Romans 6:1-2 What shall we say then? Shall we continue in sin, that grace may abound? (2) God forbid. How shall we, that are dead to sin, live any longer therein?
Romans 6:1-2 is just as clear as Jesus’ command to the woman in John 8. We who are saved should not be subject to sin, we can choose whether we will sin or not.

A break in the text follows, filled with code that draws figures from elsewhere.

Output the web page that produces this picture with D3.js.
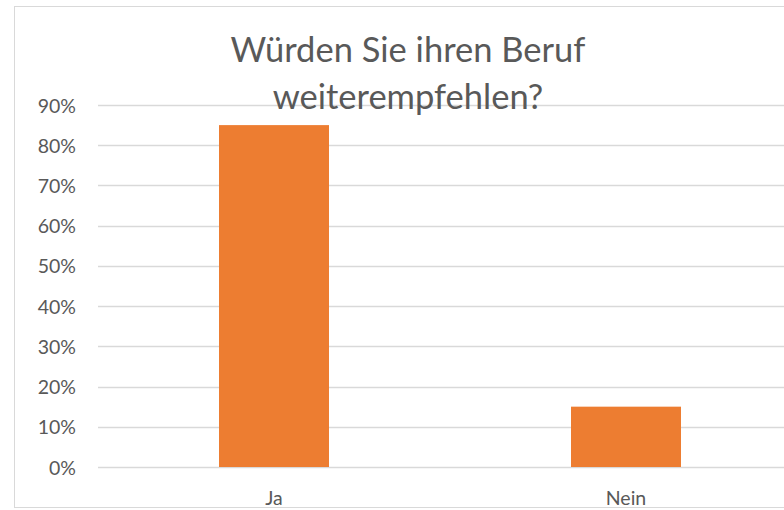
<!DOCTYPE html>
<html><head><meta charset="utf-8">
<script src="https://cdn.jsdelivr.net/npm/d3@7"></script>
<style>html,body{margin:0;padding:0;background:#fff;}svg{display:block;}</style>
</head><body>
<svg id="chart" width="784" height="510"></svg>
<script>
const categories = ["Ja", "Nein"];
const values = [0.85, 0.15];
const yTicks = [0, 0.1, 0.2, 0.3, 0.4, 0.5, 0.6, 0.7, 0.8, 0.9];
const titleLines = ["Würden Sie ihren Beruf", "weiterempfehlen?"];

const svg = d3.select("#chart");
const font = "Lato, 'Open Sans', sans-serif";
const textColor = "#595959";

svg.append("rect").attr("x", 14.5).attr("y", 6.5).attr("width", 800).attr("height", 501)
  .attr("fill", "#fff").attr("stroke", "#d9d9d9").attr("stroke-width", 1);

const x = d3.scaleBand().domain(categories).range([98, 802]).paddingInner(0.6875).paddingOuter(0.34375);
const y = d3.scaleLinear().domain([0, 0.9]).range([467, 105]);

const grid = svg.append("g");
grid.selectAll("line").data(yTicks).join("line")
  .attr("x1", 98).attr("x2", 802)
  .attr("y1", d => Math.round(y(d)) + 0.5).attr("y2", d => Math.round(y(d)) + 0.5)
  .attr("stroke", "#d9d9d9").attr("stroke-width", 1.3);

svg.append("g").selectAll("rect").data(categories).join("rect")
  .attr("x", d => x(d)).attr("width", x.bandwidth())
  .attr("y", (d, i) => y(values[i])).attr("height", (d, i) => y(0) - y(values[i]))
  .attr("fill", "#ED7D31");

const yAxis = d3.axisLeft(y).tickValues(yTicks).tickFormat(d3.format(".0%")).tickSize(0).tickPadding(0);
const ya = svg.append("g").attr("transform", "translate(76,0)").call(yAxis);
ya.select(".domain").remove();
ya.selectAll("text").attr("font-family", font).attr("font-size", 19.5).attr("fill", textColor).attr("dy", "0.36em");

const xAxis = d3.axisBottom(x).tickSize(0).tickPadding(0);
const xa = svg.append("g").attr("transform", "translate(0,491)").call(xAxis);
xa.select(".domain").remove();
xa.selectAll("text").attr("font-family", font).attr("font-size", 19.5).attr("fill", textColor).attr("dy", "0.71em");

const title = svg.append("g");
title.selectAll("text").data(titleLines).join("text")
  .attr("x", 408).attr("y", (d, i) => 62 + i * 47)
  .attr("text-anchor", "middle").attr("font-family", font).attr("font-size", 34.5)
  .attr("fill", textColor).text(d => d);
</script>
</body></html>
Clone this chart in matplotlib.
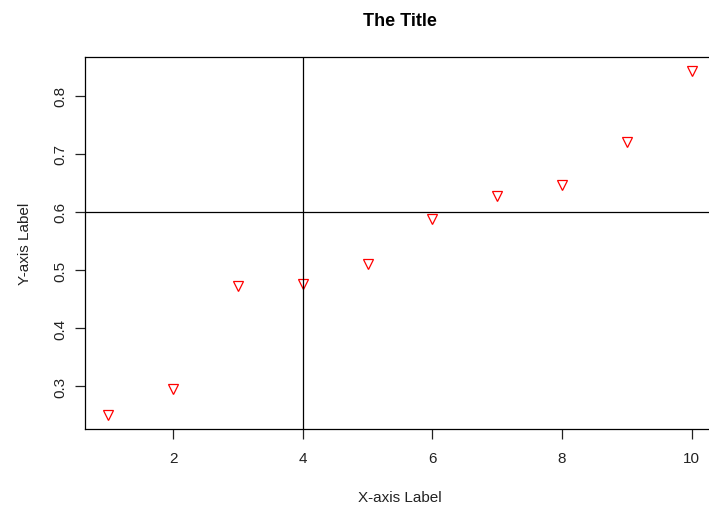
import matplotlib.pyplot as plt
import numpy as np

plt.rcParams["font.family"] = ["Liberation Sans", "DejaVu Sans"]

x = np.arange(1, 11)
y = [0.250, 0.295, 0.472, 0.476, 0.511, 0.588, 0.628, 0.647, 0.721, 0.843]
vline_x = 4
hline_y = 0.6

fig = plt.figure(figsize=(7.09, 5.06), dpi=100)
W, H = 709, 506
left, right, top, bottom = 85, 715, 58, 430
ax = fig.add_axes([left / W, 1 - bottom / H, (right - left) / W, (bottom - top) / H])

ax.plot(x, y, linestyle="none", marker="v", markersize=7.5, fillstyle="none",
        markeredgecolor="#ff0000", markeredgewidth=0.9)
ax.axvline(vline_x, color="black", linewidth=0.9)
ax.axhline(hline_y, color="black", linewidth=0.9)

pad_x = 0.04 * (x.max() - x.min())
pad_y = 0.04 * (max(y) - min(y))
ax.set_xlim(x.min() - pad_x, x.max() + pad_x)
ax.set_ylim(min(y) - pad_y, max(y) + pad_y)

ax.set_xticks([2, 4, 6, 8, 10])
ax.set_yticks([0.3, 0.4, 0.5, 0.6, 0.7, 0.8])
ax.set_yticklabels(["0.3", "0.4", "0.5", "0.6", "0.7", "0.8"], rotation=90, va="center")
ax.tick_params(direction="out", length=7, width=0.9, labelsize=11, colors="#222222")
ax.tick_params(axis="x", pad=9)
ax.tick_params(axis="y", pad=6)
for s in ax.spines.values():
    s.set_linewidth(0.9)

ax.set_xlabel("X-axis Label", fontsize=11, labelpad=18, color="#222222")
ax.set_ylabel("Y-axis Label", fontsize=11, labelpad=15, color="#222222")
fig.text((left + right) / 2 / W, 1 - 20 / H, "The Title", ha="center", va="center_baseline",
         fontsize=13, fontweight="bold")

fig.savefig("out.png", dpi=100)
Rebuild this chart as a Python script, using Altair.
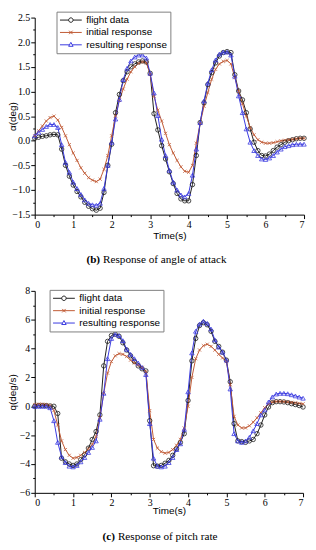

There are several tools we have at our disposal which we can choose to use to defeat the temptation of sin. The first tool we have is a prerequisite we must have to obtain the other tools. This tool is salvation. Salvation is a free gift offered by God. The gift of salvation is accepted by faith in the completed work of Jesus Christ on the Cross of Calvary alone. Without Christ’s work of salvation, the other tools we have are simply unavailable or are meaningless to us. The second tool we have is the Spirit of God. The Holy Spirit of God fully indwells the believer at the very moment of salvation. This is the same Holy Spirit of God that stood on nothing and spoke the world into existence. This Holy Spirit lives within the believer and the power of the Holy Spirit is available to the believer. Third, we have the Word of God. How powerful is the Word of God? Christ, when He was on Earth walking in the flesh of man, was subject to the same temptations we all face. Christ was tempted by Satan himself. Each time Satan tempted Christ, Christ responded with simple answers from the Word of God, and each time, Satan was defeated. Psalms 119:11 says plainly, “Thy word have I hid in mine heart, that I might not sin against thee.” Fourth, we have the protection of God. In 1 Corinthians 10:13 we read, “There hath no temptation taken you but such as is common to man: but God is faithful, who will not suffer you to be tempted above that ye are able; but will with the temptation also make a way to escape, that ye may be able to bear it.” The promise of 1 Corinthians 10:13 combined with Philippians 4:13, “I can do all things through Christ which strengtheneth me,” should show us that we can truly live a life without sin. When, under the inspiration of the Holy Spirit, Paul wrote Philippians 4:13 and said that he could do all things, he included overcoming the temptation to sin.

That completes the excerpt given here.